Last day of OSCOM 4
Apart from my own session, I went to see Danese Cooper's session on Corporate Blogging, which focused on how Sun uses blogs and other collaborative tools to aid in a cluetrainish transformation to a more customer focused and open organization. The related policies and success stories were a good starting point for convincing other companies to do the same.
The session of legal issues of Open Source was also interesting, highlighting the recent German court ruling that upheld GPL and the risks arising from the fact that liability from neglecting potentially harmful issues in the software can't be waived with a license in most European countries.
The Tiki session also provided some interesting ideas, including visually mapping a Wiki using the Graphviz package and rendering location information usingMapServer and its PHP extension.
We're also discussing how to make OSCOM more visible and work better. Some ideas:
- Loosen the restrictions on getting feeds aggregated on Planet OSCOM and try to get more feeds there. Theoretically all CMS and web related content would be acceptable, but we still don't want any cat pictures
- Present OSCOM more clearly as a "common specifications" project for CMSs, like Freedesktop.org does for GNOME, KDE and other desktops
- Create a "We participate in OSCOM" link button campaign and try to get Open Source CMSs to link there
Concern: Why would CMS projects want to link to their competitors? Maybe we should remove the CMS matrix and be more a specifications and interop body
To support making Planet OSCOM more active, Chregu installed the software running Planet PHP there. The old net.nemein.rss powered aggregator will be replaced by this after Christian has time to add some features and tweak the CSS to better shape.
The big problem for Planet OSCOM has constantly been how to find more interesting feeds to be aggregated there. One solution there would be to use the relationship mapping features of Frassle to find new relevant feeds. After some planning with Shimon Rura, this could work in the following way:
- Planet OSCOM sends its list of subscriptions every night to Frassle in OPML format
- Frassle would download and parse the feeds, and try to find related content (based on common links)

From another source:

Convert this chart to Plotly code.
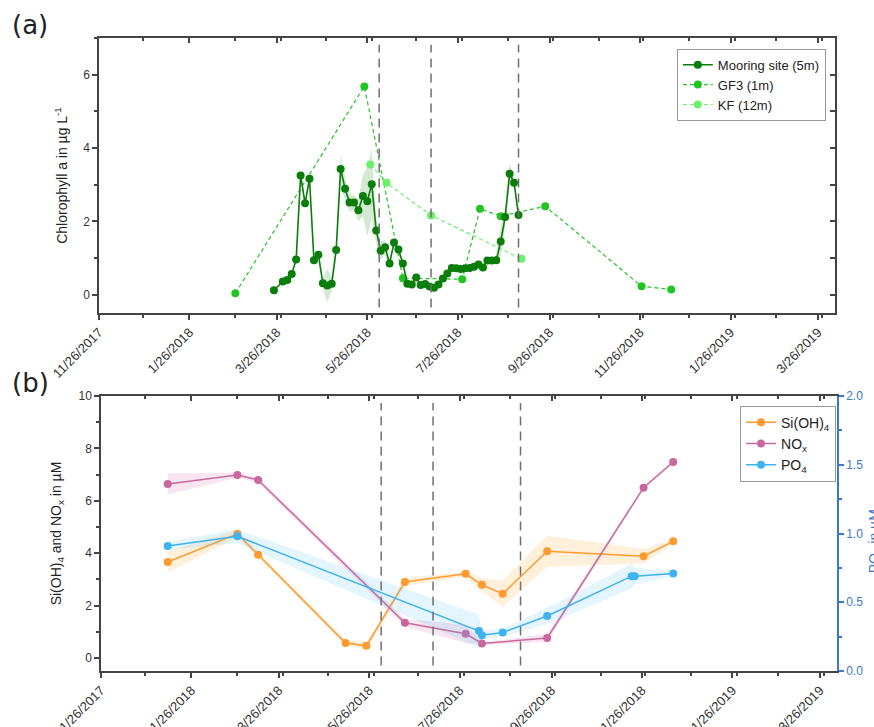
import plotly.graph_objects as go

# ---------------- data: panel (a) ----------------
mooring_dates = ["2018-03-24", "2018-03-30",
                 "2018-04-02", "2018-04-05", "2018-04-08", "2018-04-11", "2018-04-14",
                 "2018-04-17", "2018-04-20", "2018-04-23", "2018-04-26", "2018-04-29",
                 "2018-05-02", "2018-05-05", "2018-05-08", "2018-05-11", "2018-05-14",
                 "2018-05-17", "2018-05-20", "2018-05-23", "2018-05-26", "2018-05-29",
                 "2018-06-01", "2018-06-04", "2018-06-07", "2018-06-10", "2018-06-13",
                 "2018-06-16", "2018-06-19", "2018-06-22", "2018-06-25", "2018-06-28",
                 "2018-07-01", "2018-07-04", "2018-07-07", "2018-07-10", "2018-07-13",
                 "2018-07-16", "2018-07-19", "2018-07-22", "2018-07-25", "2018-07-28",
                 "2018-07-31", "2018-08-03", "2018-08-06", "2018-08-09", "2018-08-12",
                 "2018-08-15", "2018-08-18", "2018-08-21", "2018-08-24", "2018-08-27",
                 "2018-08-30", "2018-09-02", "2018-09-05"]
mooring_chl = [0.12, 0.36,
               0.40, 0.56, 0.96, 3.25, 2.49, 3.16, 0.94, 1.09, 0.31, 0.25,
               0.30, 1.22, 3.43, 2.89, 2.51, 2.51, 2.30, 2.69, 2.55, 3.01,
               1.75, 1.20, 1.29, 0.85, 1.42, 1.23, 0.85, 0.30, 0.28, 0.47,
               0.26, 0.29, 0.22, 0.19, 0.28, 0.44, 0.58, 0.73, 0.72, 0.70, 0.72,
               0.73, 0.76, 0.82, 0.74, 0.93, 0.93, 0.94, 1.45, 2.12, 3.30,
               3.05, 2.17]
mooring_err = [0.03, 0.03,
               0.03, 0.05, 0.08, 0.10, 0.10, 0.10, 0.06, 0.10, 0.15, 0.45,
               0.20, 0.15, 0.40, 0.30, 0.25, 0.20, 0.30, 0.55, 0.95, 0.95,
               0.35, 0.25, 0.20, 0.10, 0.10, 0.10, 0.06, 0.05, 0.04, 0.04,
               0.04, 0.04, 0.04, 0.04, 0.04, 0.04, 0.04, 0.04, 0.04, 0.04, 0.04,
               0.04, 0.04, 0.04, 0.04, 0.04, 0.05, 0.10, 0.40, 0.25, 0.30,
               0.10, 0.05]

gf3_dates = ["2018-02-26", "2018-05-24", "2018-06-19", "2018-07-29", "2018-08-10",
             "2018-08-24", "2018-09-23", "2018-11-27", "2018-12-17"]
gf3_chl = [0.04, 5.68, 0.45, 0.42, 2.34, 2.14, 2.41, 0.23, 0.14]

kf_dates = ["2018-05-28", "2018-06-08", "2018-07-08", "2018-09-07"]
kf_chl = [3.55, 3.05, 2.16, 0.98]

# ---------------- data: panel (b) ----------------
si_dates = ["2018-01-10", "2018-02-26", "2018-03-12", "2018-05-10", "2018-05-24", "2018-06-19",
            "2018-07-30", "2018-08-10", "2018-08-24", "2018-09-23", "2018-11-27", "2018-12-17"]
si_vals = [3.66, 4.74, 3.94, 0.57, 0.46, 2.90, 3.21, 2.79, 2.45, 4.07, 3.88, 4.45]
si_err = [0.40, 0.15, 0.10, 0.12, 0.15, 0.15, 0.10, 0.25, 0.50, 0.60, 0.28, 0.10]

nox_dates = ["2018-01-10", "2018-02-26", "2018-03-12", "2018-06-19", "2018-07-30",
             "2018-08-10", "2018-09-23", "2018-11-27", "2018-12-17"]
nox_vals = [6.64, 6.98, 6.79, 1.34, 0.92, 0.55, 0.76, 6.50, 7.48]
nox_err = [0.40, 0.10, 0.10, 0.15, 0.35, 0.05, 0.15, 0.05, 0.05]

po4_dates = ["2018-01-10", "2018-02-26", "2018-08-08", "2018-08-10", "2018-08-24",
             "2018-09-23", "2018-11-19", "2018-11-21", "2018-12-17"]
po4_vals = [0.91, 0.98, 0.29, 0.26, 0.28, 0.40, 0.69, 0.69, 0.71]
po4_err = [0.03, 0.05, 0.12, 0.03, 0.03, 0.06, 0.09, 0.06, 0.02]

event_dates = ["2018-06-03", "2018-07-08", "2018-09-05"]

x_range = ["2017-11-26", "2019-04-06 12:00"]

# ---------------- styles ----------------
FONT = "Liberation Sans, Arial, sans-serif"
AX = "#444444"
C_MOOR = "#0b7d0b"
C_GF3 = "#22c422"
C_KF = "#6cf06c"
C_SI = "#ff9a2e"
C_NOX = "#c9689c"
C_PO4 = "#3fb2ef"
C_RAX = "#3b78c6"

fig = go.Figure()


def band(x, y, e, color, xa, ya):
    up = [v + d for v, d in zip(y, e)]
    lo = [v - d for v, d in zip(y, e)]
    fig.add_trace(go.Scatter(x=list(x) + list(x)[::-1], y=up + lo[::-1],
                             fill="toself", fillcolor=color, line=dict(width=0),
                             mode="lines", hoverinfo="skip", showlegend=False,
                             xaxis=xa, yaxis=ya))


# panel (a)
band(mooring_dates, mooring_chl, mooring_err, "rgba(40,150,40,0.20)", "x", "y")
fig.add_trace(go.Scatter(x=gf3_dates, y=gf3_chl, name="GF3 (1m)", mode="lines+markers",
                         line=dict(color=C_GF3, width=1.2, dash="4px,3px"),
                         marker=dict(color=C_GF3, size=8), legend="legend",
                         xaxis="x", yaxis="y", legendrank=2))
fig.add_trace(go.Scatter(x=kf_dates, y=kf_chl, name="KF (12m)", mode="lines+markers",
                         line=dict(color=C_KF, width=1.2, dash="4px,3px"),
                         marker=dict(color=C_KF, size=8), legend="legend",
                         xaxis="x", yaxis="y", legendrank=3))
fig.add_trace(go.Scatter(x=mooring_dates, y=mooring_chl, name="Mooring site (5m)",
                         mode="lines+markers",
                         line=dict(color=C_MOOR, width=1.6),
                         marker=dict(color=C_MOOR, size=8), legend="legend",
                         xaxis="x", yaxis="y", legendrank=1))

# panel (b)
band(si_dates, si_vals, si_err, "rgba(255,170,60,0.18)", "x2", "y2")
band(nox_dates, nox_vals, nox_err, "rgba(210,110,170,0.18)", "x2", "y2")
band(po4_dates, po4_vals, po4_err, "rgba(90,190,245,0.16)", "x2", "y3")
fig.add_trace(go.Scatter(x=si_dates, y=si_vals, name="Si(OH)<sub>4</sub>", mode="lines+markers",
                         line=dict(color=C_SI, width=1.5), marker=dict(color=C_SI, size=8),
                         legend="legend2", xaxis="x2", yaxis="y2"))
fig.add_trace(go.Scatter(x=nox_dates, y=nox_vals, name="NO<sub>x</sub>", mode="lines+markers",
                         line=dict(color=C_NOX, width=1.5), marker=dict(color=C_NOX, size=8),
                         legend="legend2", xaxis="x2", yaxis="y2"))
fig.add_trace(go.Scatter(x=po4_dates, y=po4_vals, name="PO<sub>4</sub>", mode="lines+markers",
                         line=dict(color=C_PO4, width=1.5), marker=dict(color=C_PO4, size=8),
                         legend="legend2", xaxis="x2", yaxis="y3"))

# invisible traces so that the inside-tick overlay axes get drawn
for xa, ya in [("x3", "y"), ("x", "y4"), ("x4", "y2")]:
    fig.add_trace(go.Scatter(x=[x_range[0]], y=[0], mode="markers",
                             marker=dict(opacity=0), hoverinfo="skip", showlegend=False,
                             xaxis=xa, yaxis=ya))

# dashed event lines
for d in event_dates:
    for xr, yr in [("x", "y domain"), ("x2", "y2 domain")]:
        fig.add_shape(type="line", xref=xr, yref=yr, x0=d, x1=d, y0=0.02, y1=0.975,
                      line=dict(color="#707070", width=1.5, dash="9px,6px"))

tickfont = dict(family=FONT, size=12, color="#333333")
datefont = dict(family=FONT, size=13, color="#333333")
date_axis = dict(type="date", range=x_range, tick0="2017-11-26", dtick="M2",
                 tickformat="%-m/%-d/%Y", tickangle=-45, tickfont=datefont,
                 showline=True, linecolor=AX, linewidth=1.5, mirror=True,
                 ticks="outside", ticklen=5, tickwidth=1.5, tickcolor=AX,
                 minor=dict(dtick="M1", tick0="2017-11-26", ticks="outside",
                            ticklen=3, tickwidth=1.5, tickcolor=AX),
                 showgrid=False, zeroline=False, automargin=False)
top_axis = dict(type="date", range=x_range, tick0="2017-11-26", dtick="M2",
                side="top", showticklabels=False, showline=False,
                ticks="inside", ticklen=5, tickwidth=1.5, tickcolor=AX,
                minor=dict(dtick="M1", tick0="2017-11-26", ticks="inside",
                           ticklen=3, tickwidth=1.5, tickcolor=AX),
                showgrid=False, zeroline=False, automargin=False)

fig.update_layout(
    width=874, height=727,
    paper_bgcolor="white", plot_bgcolor="white",
    margin=dict(l=99, r=37, t=38, b=56, autoexpand=False),
    font=dict(family=FONT, size=12, color="#222222"),
    xaxis=dict(date_axis, domain=[0, 0.9973], anchor="y"),
    xaxis3=dict(top_axis, overlaying="x", anchor="y"),
    yaxis=dict(domain=[0.5656, 1.0], anchor="x", range=[-0.5, 7], dtick=2, tick0=0,
               tickfont=tickfont, showline=True, linecolor=AX, linewidth=1.5, mirror=True,
               ticks="outside", ticklen=5, tickwidth=1.5, tickcolor=AX,
               minor=dict(dtick=1, ticks="outside", ticklen=3, tickwidth=1.5, tickcolor=AX),
               showgrid=False, zeroline=False, automargin=False,
               title=dict(text="Chlorophyll a in µg L<sup>-1</sup>",
                          font=dict(family=FONT, size=14, color="#222222"), standoff=12)),
    yaxis4=dict(range=[-0.5, 7], dtick=1, tick0=0, overlaying="y", side="right", anchor="x",
                showticklabels=False, showline=False, ticks="inside", ticklen=5,
                tickwidth=1.5, tickcolor=AX, showgrid=False, zeroline=False,
                automargin=False),
    xaxis2=dict(date_axis, domain=[0.0027, 1.0], anchor="y2"),
    xaxis4=dict(top_axis, overlaying="x2", anchor="y2"),
    yaxis2=dict(domain=[0, 0.4344], anchor="x2", range=[-0.5, 10], dtick=2, tick0=0,
                tickfont=tickfont, showline=True, linecolor=AX, linewidth=1.5,
                ticks="outside", ticklen=5, tickwidth=1.5, tickcolor=AX,
                minor=dict(dtick=1, ticks="outside", ticklen=3, tickwidth=1.5, tickcolor=AX),
                showgrid=False, zeroline=False, automargin=False,
                title=dict(text="Si(OH)<sub>4</sub> and NO<sub>x</sub> in µM",
                           font=dict(family=FONT, size=14, color="#222222"), standoff=14)),
    yaxis3=dict(overlaying="y2", side="right", anchor="x2", range=[0, 2], dtick=0.5, tick0=0,
                tickformat=".1f", tickfont=dict(family=FONT, size=12, color=C_RAX),
                showline=True, linecolor=C_RAX, linewidth=1.5,
                ticks="outside", ticklen=5, tickwidth=1.5, tickcolor=C_RAX,
                minor=dict(dtick=0.25, ticks="outside", ticklen=3, tickwidth=1.5,
                           tickcolor=C_RAX),
                showgrid=False, zeroline=False, automargin=False),
    legend=dict(x=0.783, y=0.983, xanchor="left", yanchor="top",
                bgcolor="white", bordercolor="#999999", borderwidth=1,
                font=dict(family=FONT, size=13, color="#222222"),
                tracegroupgap=0, itemwidth=30),
    legend2=dict(x=0.8686, y=0.419, xanchor="left", yanchor="top",
                 bgcolor="white", bordercolor="#999999", borderwidth=1,
                 font=dict(family=FONT, size=14, color="#222222"),
                 tracegroupgap=0, itemwidth=30),
    showlegend=True,
)

fig.add_annotation(text="(a)", xref="paper", yref="paper", x=-0.12, y=1.021,
                   xanchor="left", yanchor="middle", showarrow=False,
                   font=dict(family="DejaVu Sans", size=26, color="#222222"))
fig.add_annotation(text="(b)", xref="paper", yref="paper", x=-0.12, y=0.455,
                   xanchor="left", yanchor="middle", showarrow=False,
                   font=dict(family="DejaVu Sans", size=26, color="#222222"))
fig.add_annotation(text="PO<sub>4</sub> in µM", xref="paper", yref="paper",
                   x=1.0515, y=0.205, xanchor="center", yanchor="middle",
                   textangle=-90, showarrow=False,
                   font=dict(family=FONT, size=14, color=C_RAX))

fig.write_html("out.html", config={"displayModeBar": False},
               post_script="document.body.style.margin='0';document.body.style.padding='0';")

- Frassle would return a list of new feeds found to Planet OSCOM, which would automatically subscribe to them
This would all require a bit of hacking, both in adding import/export capabilities to Frassle and in ensuring Planet OSCOM gets good feeds, but it would be a very interesting proof-of-concept for mapping related feeds. If it would work out, it could provide a model for all news aggregators on how to find new content.
After the actual conference program we brainstormed with Thorsten Scherler to the OSCOM Wiki about CSS naming conventions that would enable different designs to be used with same XHTML DIV structure.
In the evening we had a nice dinner followed by quite a few beers in El Lokal, a leftist pirates' hideout styled place. Discussion ranged from participatory budgets and other democratic innovations in Brazil, and the state of Bolivian Navy after the Guano wars of late 19th century to Open Source business models and travel in Russia.
El Lokal closed around 2am, and we continued to a party in a creepy 70s styled factory building in the tech area of Zürich. On saturday I'll fly back to Helsinki.